The University of Texas at El Paso Department of Biological Sciences was awarded a $551,000 grant from the National Aeronautics and Space Administration through the University of Maryland, Baltimore County Biological Sciences that could aid scientists in predicting the future response of arctic vegetation to climate change. | Photo courtesy UTEP
The University of Texas at El Paso Department of Biological Sciences was awarded a $551,000 grant from the National Aeronautics and Space Administration (NASA) through the University of Maryland, Baltimore County Biological Sciences to research the relationship between solar-induced fluorescence (SIF) and vegetation photosynthetic capacity.
Findings could aid scientists in predicting the future response of arctic vegetation to climate change.
Leading the study is Craig Tweedie, Ph.D., professor of biological sciences and director of UTEP’s environmental science and engineering program. Tweedie’s lab focuses on evaluating and monitoring ecosystem changes in the Arctic.
This research project will examine if and how SIF can be used to monitor the photosynthesis of Arctic vegetation from aircraft and satellite-based sampling platforms.

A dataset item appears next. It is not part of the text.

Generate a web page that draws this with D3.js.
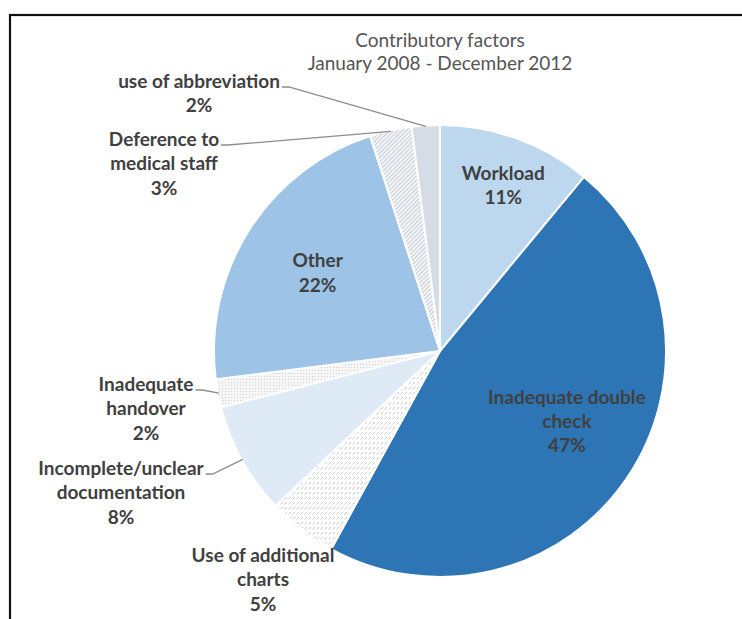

SIF is produced at specific wavelengths of light when plants photosynthesize and has proven to be one of the best methods for determining plant health, growth and yield in croplands and some other ecosystems.
“This is the first time that such a study has been performed in the Arctic,” Tweedie said. “As such, the study has implications for the validation and verification of satellite and other remote sensing products, parameterization of ecosystem models, advancing knowledge of climate change impacts, and ecosystem management and policy development.”
The research is being conducted in collaboration with Fred Huemmrich, Ph.D., at NASA’s Goddard Space Flight Center in Maryland and in coordination with NASA’s Arctic and Boreal Vulnerability Experiment (ABoVE).
“NASA-ABoVE is a large and highly coordinated NASA field campaign that is developing and testing next-generation approaches and technologies for monitoring Arctic and Boreal ecosystems, which play key roles in regulating key components of the Earth system such as the climate, hydrology and cryosphere,” Tweedie said.
The Arctic is experiencing among the greatest changes in climate on Earth.
“This research not only helps to advance understanding of this system and how we can improve our monitoring of change, but also puts UTEP students at the front line of climate change impact research,” Tweedie said.
This project builds on a legacy of UTEP research in the Arctic that is funded by NASA, the National Science Foundation, the National Oceanic and Atmospheric Administration, the Department of Homeland Security, and the Bureau of Ocean Energy Management.
“A lot of people don’t realize that UTEP has a team of six faculty members who conduct research in the Arctic – one of the largest groups in a given university department outside of Alaska,” Tweedie said.